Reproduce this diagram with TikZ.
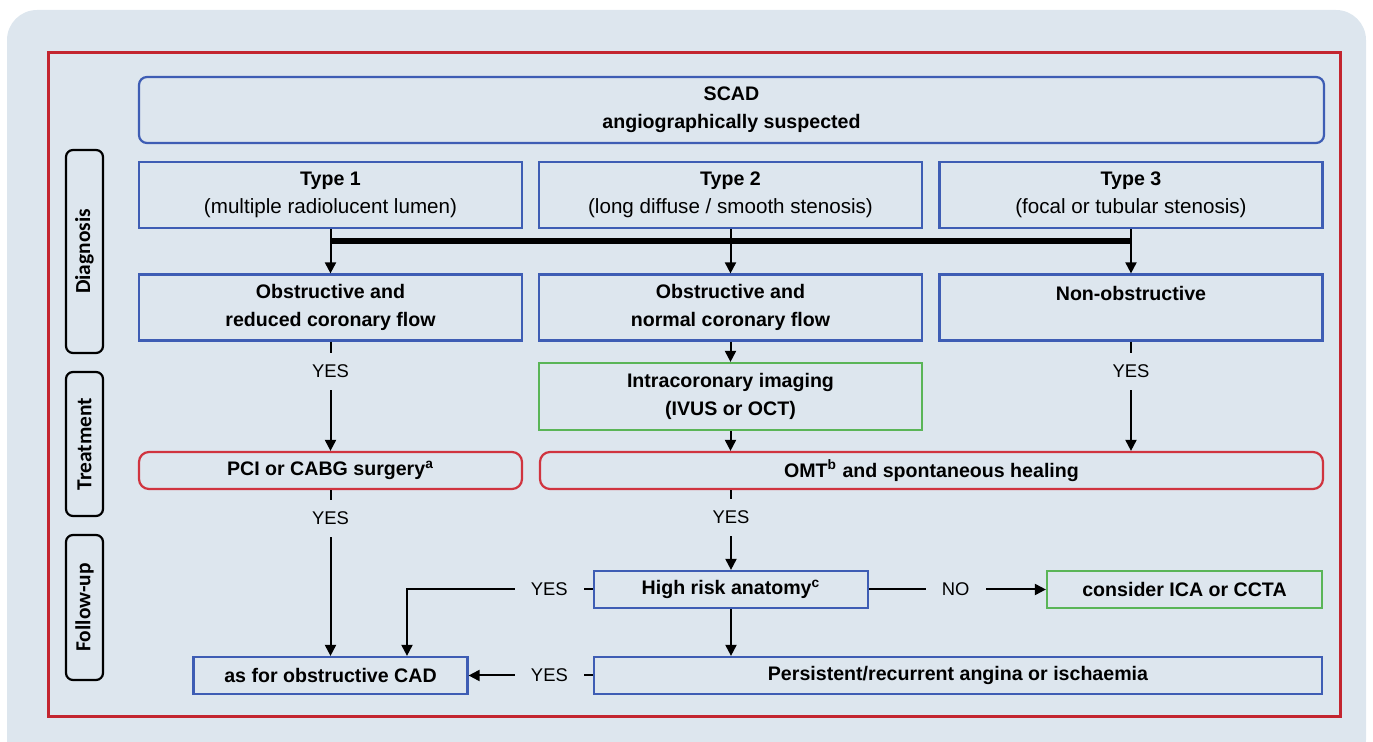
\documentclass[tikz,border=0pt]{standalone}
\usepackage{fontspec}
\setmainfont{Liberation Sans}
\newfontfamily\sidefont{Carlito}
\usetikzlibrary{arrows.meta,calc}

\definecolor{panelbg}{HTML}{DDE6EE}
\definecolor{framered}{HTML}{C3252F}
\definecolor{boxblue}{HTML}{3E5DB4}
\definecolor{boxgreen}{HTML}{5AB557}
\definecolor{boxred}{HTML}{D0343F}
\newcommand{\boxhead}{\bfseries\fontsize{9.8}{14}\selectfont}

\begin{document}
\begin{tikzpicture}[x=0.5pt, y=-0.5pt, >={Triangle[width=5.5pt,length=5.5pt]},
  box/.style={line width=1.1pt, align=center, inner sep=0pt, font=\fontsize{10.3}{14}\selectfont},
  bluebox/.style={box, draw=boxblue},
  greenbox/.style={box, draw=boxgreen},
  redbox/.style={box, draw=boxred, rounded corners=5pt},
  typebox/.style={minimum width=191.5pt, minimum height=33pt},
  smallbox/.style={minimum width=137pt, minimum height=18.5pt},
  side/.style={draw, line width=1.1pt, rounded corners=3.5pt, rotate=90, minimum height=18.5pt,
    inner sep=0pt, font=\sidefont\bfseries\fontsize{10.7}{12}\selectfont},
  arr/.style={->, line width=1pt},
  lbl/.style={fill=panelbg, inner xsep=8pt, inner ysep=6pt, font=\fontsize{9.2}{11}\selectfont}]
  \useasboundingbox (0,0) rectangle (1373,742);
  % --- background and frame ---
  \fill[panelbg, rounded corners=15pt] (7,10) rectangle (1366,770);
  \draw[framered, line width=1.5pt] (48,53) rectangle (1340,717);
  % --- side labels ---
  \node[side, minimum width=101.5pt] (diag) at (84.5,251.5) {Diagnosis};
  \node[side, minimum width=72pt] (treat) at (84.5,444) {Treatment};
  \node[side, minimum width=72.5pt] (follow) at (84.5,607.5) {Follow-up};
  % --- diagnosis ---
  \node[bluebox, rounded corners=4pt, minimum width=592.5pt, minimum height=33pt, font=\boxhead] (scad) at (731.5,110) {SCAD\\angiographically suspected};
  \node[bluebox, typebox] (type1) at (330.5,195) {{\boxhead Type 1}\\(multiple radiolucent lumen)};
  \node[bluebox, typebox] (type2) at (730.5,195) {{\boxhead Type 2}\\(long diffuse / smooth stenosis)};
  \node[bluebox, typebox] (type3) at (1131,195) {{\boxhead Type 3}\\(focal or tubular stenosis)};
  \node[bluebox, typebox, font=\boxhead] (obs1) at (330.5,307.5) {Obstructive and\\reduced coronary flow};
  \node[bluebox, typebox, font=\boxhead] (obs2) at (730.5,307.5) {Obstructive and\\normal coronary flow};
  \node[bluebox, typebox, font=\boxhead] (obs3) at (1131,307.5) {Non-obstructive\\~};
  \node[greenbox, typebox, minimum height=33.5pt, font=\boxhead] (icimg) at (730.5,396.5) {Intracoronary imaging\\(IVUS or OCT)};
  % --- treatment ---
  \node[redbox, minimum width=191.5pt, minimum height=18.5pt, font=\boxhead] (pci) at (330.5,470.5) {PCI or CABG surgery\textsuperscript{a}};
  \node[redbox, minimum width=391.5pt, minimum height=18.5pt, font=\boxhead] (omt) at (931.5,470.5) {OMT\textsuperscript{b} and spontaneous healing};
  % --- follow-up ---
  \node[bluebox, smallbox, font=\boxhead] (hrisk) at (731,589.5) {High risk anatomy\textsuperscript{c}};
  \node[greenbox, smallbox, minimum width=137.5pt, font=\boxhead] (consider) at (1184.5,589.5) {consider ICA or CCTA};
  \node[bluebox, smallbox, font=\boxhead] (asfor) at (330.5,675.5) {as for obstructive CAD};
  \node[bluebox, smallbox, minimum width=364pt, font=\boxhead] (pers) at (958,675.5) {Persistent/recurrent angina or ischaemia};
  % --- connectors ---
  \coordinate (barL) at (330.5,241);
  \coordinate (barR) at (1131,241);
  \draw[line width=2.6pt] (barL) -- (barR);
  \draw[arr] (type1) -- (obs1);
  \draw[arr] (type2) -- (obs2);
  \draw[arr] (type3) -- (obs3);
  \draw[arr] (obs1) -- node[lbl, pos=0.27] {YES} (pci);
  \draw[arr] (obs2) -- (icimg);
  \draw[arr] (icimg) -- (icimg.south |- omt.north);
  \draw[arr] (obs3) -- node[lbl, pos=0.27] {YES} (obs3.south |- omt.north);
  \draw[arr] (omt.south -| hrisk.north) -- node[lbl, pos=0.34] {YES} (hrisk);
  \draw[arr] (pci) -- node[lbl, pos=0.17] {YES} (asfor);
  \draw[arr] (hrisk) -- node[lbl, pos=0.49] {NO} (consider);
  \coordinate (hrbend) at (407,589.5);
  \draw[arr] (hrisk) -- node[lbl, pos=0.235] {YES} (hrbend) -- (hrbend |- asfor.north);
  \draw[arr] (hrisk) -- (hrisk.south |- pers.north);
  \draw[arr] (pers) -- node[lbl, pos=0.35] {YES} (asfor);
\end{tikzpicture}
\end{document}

» **CHALLENGE**: Set down the material above as is, without any pictures.

» **FINAL ANSWER**:
Reproduce this diagram with TikZ.
\documentclass[tikz,border=0pt]{standalone}
\usepackage{fontspec}
\setmainfont{Liberation Sans}
\newfontfamily\sidefont{Carlito}
\usetikzlibrary{arrows.meta,calc}

\definecolor{panelbg}{HTML}{DDE6EE}
\definecolor{framered}{HTML}{C3252F}
\definecolor{boxblue}{HTML}{3E5DB4}
\definecolor{boxgreen}{HTML}{5AB557}
\definecolor{boxred}{HTML}{D0343F}
\newcommand{\boxhead}{\bfseries\fontsize{9.8}{14}\selectfont}

\begin{document}
\begin{tikzpicture}[x=0.5pt, y=-0.5pt, >={Triangle[width=5.5pt,length=5.5pt]},
  box/.style={line width=1.1pt, align=center, inner sep=0pt, font=\fontsize{10.3}{14}\selectfont},
  bluebox/.style={box, draw=boxblue},
  greenbox/.style={box, draw=boxgreen},
  redbox/.style={box, draw=boxred, rounded corners=5pt},
  typebox/.style={minimum width=191.5pt, minimum height=33pt},
  smallbox/.style={minimum width=137pt, minimum height=18.5pt},
  side/.style={draw, line width=1.1pt, rounded corners=3.5pt, rotate=90, minimum height=18.5pt,
    inner sep=0pt, font=\sidefont\bfseries\fontsize{10.7}{12}\selectfont},
  arr/.style={->, line width=1pt},
  lbl/.style={fill=panelbg, inner xsep=8pt, inner ysep=6pt, font=\fontsize{9.2}{11}\selectfont}]
  \useasboundingbox (0,0) rectangle (1373,742);
  % --- background and frame ---
  \fill[panelbg, rounded corners=15pt] (7,10) rectangle (1366,770);
  \draw[framered, line width=1.5pt] (48,53) rectangle (1340,717);
  % --- side labels ---
  \node[side, minimum width=101.5pt] (diag) at (84.5,251.5) {Diagnosis};
  \node[side, minimum width=72pt] (treat) at (84.5,444) {Treatment};
  \node[side, minimum width=72.5pt] (follow) at (84.5,607.5) {Follow-up};
  % --- diagnosis ---
  \node[bluebox, rounded corners=4pt, minimum width=592.5pt, minimum height=33pt, font=\boxhead] (scad) at (731.5,110) {SCAD\\angiographically suspected};
  \node[bluebox, typebox] (type1) at (330.5,195) {{\boxhead Type 1}\\(multiple radiolucent lumen)};
  \node[bluebox, typebox] (type2) at (730.5,195) {{\boxhead Type 2}\\(long diffuse / smooth stenosis)};
  \node[bluebox, typebox] (type3) at (1131,195) {{\boxhead Type 3}\\(focal or tubular stenosis)};
  \node[bluebox, typebox, font=\boxhead] (obs1) at (330.5,307.5) {Obstructive and\\reduced coronary flow};
  \node[bluebox, typebox, font=\boxhead] (obs2) at (730.5,307.5) {Obstructive and\\normal coronary flow};
  \node[bluebox, typebox, font=\boxhead] (obs3) at (1131,307.5) {Non-obstructive\\~};
  \node[greenbox, typebox, minimum height=33.5pt, font=\boxhead] (icimg) at (730.5,396.5) {Intracoronary imaging\\(IVUS or OCT)};
  % --- treatment ---
  \node[redbox, minimum width=191.5pt, minimum height=18.5pt, font=\boxhead] (pci) at (330.5,470.5) {PCI or CABG surgery\textsuperscript{a}};
  \node[redbox, minimum width=391.5pt, minimum height=18.5pt, font=\boxhead] (omt) at (931.5,470.5) {OMT\textsuperscript{b} and spontaneous healing};
  % --- follow-up ---
  \node[bluebox, smallbox, font=\boxhead] (hrisk) at (731,589.5) {High risk anatomy\textsuperscript{c}};
  \node[greenbox, smallbox, minimum width=137.5pt, font=\boxhead] (consider) at (1184.5,589.5) {consider ICA or CCTA};
  \node[bluebox, smallbox, font=\boxhead] (asfor) at (330.5,675.5) {as for obstructive CAD};
  \node[bluebox, smallbox, minimum width=364pt, font=\boxhead] (pers) at (958,675.5) {Persistent/recurrent angina or ischaemia};
  % --- connectors ---
  \coordinate (barL) at (330.5,241);
  \coordinate (barR) at (1131,241);
  \draw[line width=2.6pt] (barL) -- (barR);
  \draw[arr] (type1) -- (obs1);
  \draw[arr] (type2) -- (obs2);
  \draw[arr] (type3) -- (obs3);
  \draw[arr] (obs1) -- node[lbl, pos=0.27] {YES} (pci);
  \draw[arr] (obs2) -- (icimg);
  \draw[arr] (icimg) -- (icimg.south |- omt.north);
  \draw[arr] (obs3) -- node[lbl, pos=0.27] {YES} (obs3.south |- omt.north);
  \draw[arr] (omt.south -| hrisk.north) -- node[lbl, pos=0.34] {YES} (hrisk);
  \draw[arr] (pci) -- node[lbl, pos=0.17] {YES} (asfor);
  \draw[arr] (hrisk) -- node[lbl, pos=0.49] {NO} (consider);
  \coordinate (hrbend) at (407,589.5);
  \draw[arr] (hrisk) -- node[lbl, pos=0.235] {YES} (hrbend) -- (hrbend |- asfor.north);
  \draw[arr] (hrisk) -- (hrisk.south |- pers.north);
  \draw[arr] (pers) -- node[lbl, pos=0.35] {YES} (asfor);
\end{tikzpicture}
\end{document}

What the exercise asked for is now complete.